Take inspection reports, for example.
If Dept. of Transportation (DOT) inspectors come calling at a particular shop, rummaging through file cabinets packed with paper to locate specific reports is going to turn into a time-consuming, laborious, and aggravating process at best.
“Our inspection forms used to be stored in a trailer in Atlanta; if a report was needed, someone had to physically search for it,” notes Charles Rozelle, regional maintenance manager at Saia’s shop in Dallas.
And that’s before any errors come to light, errors that are an expected by-product when inspection report data is entered by hand. Because of this, Saia sought a system that would not only capture critical inspection and maintenance data electronically, but also share it both internally and externally when needed.
Solution: Saia decided to deploy quick response (QR) codes to help gain such capabilities.
Codes are placed on stickers attached to its tractors, trucks, and other equipment to allow access via a tablet or smartphone to important vehicle details such as model number and mileage more quickly and accurately.

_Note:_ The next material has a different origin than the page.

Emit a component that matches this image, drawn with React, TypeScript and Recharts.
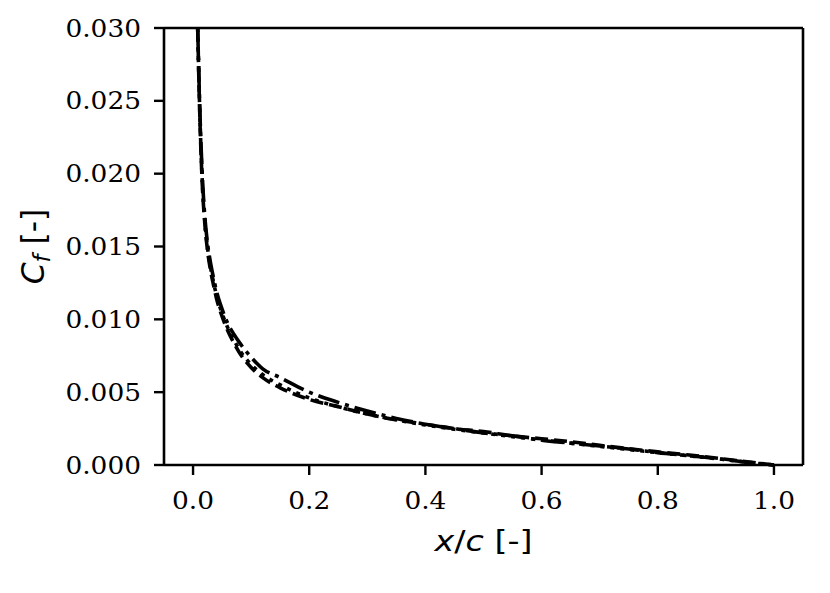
import { LineChart, Line, XAxis, YAxis, Label, ReferenceLine } from "recharts";

// chordwise positions x/c
const xc = [
  0.008, 0.012, 0.016, 0.02, 0.025, 0.03, 0.035, 0.04, 0.05, 0.06, 0.07, 0.08,
  0.1, 0.12, 0.15, 0.2, 0.25, 0.3, 0.35, 0.4, 0.45, 0.5, 0.55, 0.6, 0.65, 0.7,
  0.75, 0.8, 0.85, 0.9, 0.95, 1.0,
];

// skin friction, three cases
const cfDashed = [
  0.03, 0.0235, 0.0192, 0.0167, 0.0147, 0.0134, 0.0124, 0.0115, 0.0102, 0.0092,
  0.0084, 0.0077, 0.0067, 0.006, 0.0053, 0.0045, 0.004, 0.0035, 0.0031,
  0.0028, 0.0025, 0.0023, 0.002, 0.0018, 0.0016, 0.00135, 0.00112, 0.0009,
  0.0007, 0.00048, 0.00024, 0.0,
];
const cfDotted = [
  0.03, 0.0237, 0.0194, 0.0169, 0.0149, 0.0136, 0.0126, 0.0117, 0.0104,
  0.0094, 0.0086, 0.0079, 0.0069, 0.0062, 0.0055, 0.0046, 0.004, 0.0035,
  0.0031, 0.00275, 0.00245, 0.0022, 0.00195, 0.00172, 0.0015, 0.00128,
  0.00106, 0.00085, 0.00065, 0.00044, 0.00021, 0.0,
];
const cfDashDot = [
  0.03, 0.024, 0.0198, 0.0172, 0.0152, 0.0139, 0.0129, 0.012, 0.0107, 0.0097,
  0.009, 0.0084, 0.0074, 0.0066, 0.006, 0.005, 0.0043, 0.0037, 0.0032,
  0.0028, 0.0025, 0.0022, 0.002, 0.0017, 0.0015, 0.0013, 0.0011, 0.00085,
  0.00065, 0.00045, 0.0002, 0.0,
];

const xTicks = [0, 0.2, 0.4, 0.6, 0.8, 1.0];
const yTicks = [0, 0.005, 0.01, 0.015, 0.02, 0.025, 0.03];

const data = xc.map((x, i) => ({
  x,
  dashed: cfDashed[i],
  dotted: cfDotted[i],
  dashdot: cfDashDot[i],
}));

const serif = "DejaVu Serif";
const sans = "DejaVu Sans";
const stretch = 1.1;

function YTick(props: any) {
  const { x, y, payload } = props;
  return (
    <g transform={`translate(${x},${y})`}>
      <text
        transform={`scale(${stretch},1)`}
        textAnchor="end"
        dy="0.36em"
        fontFamily={serif}
        fontSize={24}
        fill="#000"
      >
        {payload.value.toFixed(3)}
      </text>
    </g>
  );
}

function XTick(props: any) {
  const { x, y, payload } = props;
  return (
    <g transform={`translate(${x},${y})`}>
      <text
        transform={`scale(${stretch},1)`}
        textAnchor="middle"
        dy="0.71em"
        fontFamily={serif}
        fontSize={24}
        fill="#000"
      >
        {payload.value.toFixed(1)}
      </text>
    </g>
  );
}

function YLabel(props: any) {
  const vb = props.viewBox;
  const cx = vb.x + 44;
  const cy = vb.y + vb.height / 2;
  return (
    <text
      transform={`translate(${cx},${cy}) rotate(-90) scale(1.08,1.12)`}
      textAnchor="middle"
      fontFamily={sans}
      fontSize={29}
      fill="#000"
    >
      <tspan fontStyle="italic">C</tspan>
      <tspan fontStyle="italic" fontSize={21} dy={5}>f</tspan>
      <tspan dy={-5}> [-]</tspan>
    </text>
  );
}

function XLabel(props: any) {
  const vb = props.viewBox;
  const cx = vb.x + vb.width / 2;
  return (
    <text
      transform={`translate(${cx},551) scale(1.15,1)`}
      textAnchor="middle"
      fontFamily={sans}
      fontSize={29}
      fill="#000"
    >
      <tspan fontStyle="italic">x</tspan>
      <tspan>/</tspan>
      <tspan fontStyle="italic">c</tspan>
      <tspan> [-]</tspan>
    </text>
  );
}

export default function App() {
  return (
    <div style={{ position: "absolute", left: 0, top: 0, background: "#fff" }}>
      <LineChart
        width={830}
        height={593}
        data={data}
        margin={{ top: 28, right: 27, bottom: 68, left: 0 }}
      >
        <XAxis
          type="number"
          dataKey="x"
          domain={[-0.05, 1.05]}
          ticks={xTicks}
          tick={<XTick />}
          tickSize={10}
          tickMargin={17}
          height={60}
          axisLine={{ stroke: "#000", strokeWidth: 2.6 }}
          tickLine={{ stroke: "#000", strokeWidth: 2.4 }}
        >
          <Label content={XLabel} />
        </XAxis>
        <YAxis
          type="number"
          domain={[0, 0.03]}
          ticks={yTicks}
          tick={<YTick />}
          tickSize={10}
          tickMargin={13}
          width={164}
          interval={0}
          axisLine={{ stroke: "#000", strokeWidth: 2.6 }}
          tickLine={{ stroke: "#000", strokeWidth: 2.4 }}
        >
          <Label content={YLabel} />
        </YAxis>
        <ReferenceLine y={0.03} stroke="#000" strokeWidth={2.6} />
        <ReferenceLine x={1.05} stroke="#000" strokeWidth={2.6} />
        <Line
          type="monotone"
          dataKey="dashed"
          stroke="#000"
          strokeWidth={3.6}
          strokeDasharray="13 6"
          dot={false}
          isAnimationActive={false}
        />
        <Line
          type="monotone"
          dataKey="dotted"
          stroke="#000"
          strokeWidth={3.6}
          strokeDasharray="4 6"
          dot={false}
          isAnimationActive={false}
        />
        <Line
          type="monotone"
          dataKey="dashdot"
          stroke="#000"
          strokeWidth={3.6}
          strokeDasharray="22 6 4 6"
          dot={false}
          isAnimationActive={false}
        />
      </LineChart>
    </div>
  );
}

The carrier says that its QR codes will be integrated with its Automated Service Initiation System (ASIST) maintenance platform developed by Decisiv for Mack and Volvo Trucks. Saia, which has been using ASIST internally to manage breakdowns across its 36 shops and three trailer yards, is applying QR codes to all makes of tractors, trailers, converter dollies, and forklifts within its fleet.
“Our technicians are now using iPad tablet computers to scan QR codes on vehicles and access and conduct preloaded inspections,” notes Charles Rozelle. “The QR codes take away the possibility of data entry errors. By automatically transferring inspection results via a WiFi network to the shop, we can instantly see if service or repairs are needed. The platform also gives us easy access to inspection histories for DOT and internal use.”
Both Volvo and Mack Trucks are adding QR codes to all of their new vehicles to help speed service response times and improve customer vehicle uptime. In addition, they are working to retrofit older equipment with such codes for those customers who request it.
When a truck arrives at a fleet’s maintenance shop or a dealership, service advisers can easily scan the vehicle’s QR code to provide rapid access to the truck’s VIN, owner information and service history. This helps eliminate the potential for errors that can occur with paper-based service write-ups. Scanning the unique code launches a Decisiv mobile application and immediately loads asset information, customized inspection details, and pending work, Rozelle explains. The service adviser has the ability to launch required inspections through the mobile device used for the initial scan.
The QR application allows technicians to add odometer readings to trigger and send pending preventive maintenance operations. This data can be sent simultaneously to shop personnel and the parts counter so they can be ready when the truck arrives at a service bay, notes Jason Plumlee, director of maintenance.
Combined with the ASIST platform, the codes also replace inspection cards that had to be reprinted for each shop when a new procedure was needed, he says.
“For example, we issued new cards in the Northeast after we added an inspection for water damage following last fall’s hurricane, and then issued cards again in that region once the inspections were done,” Plumlee points out. Deploying QR codes “system wide,” in his words, “offers a time- and cost-saving tool.”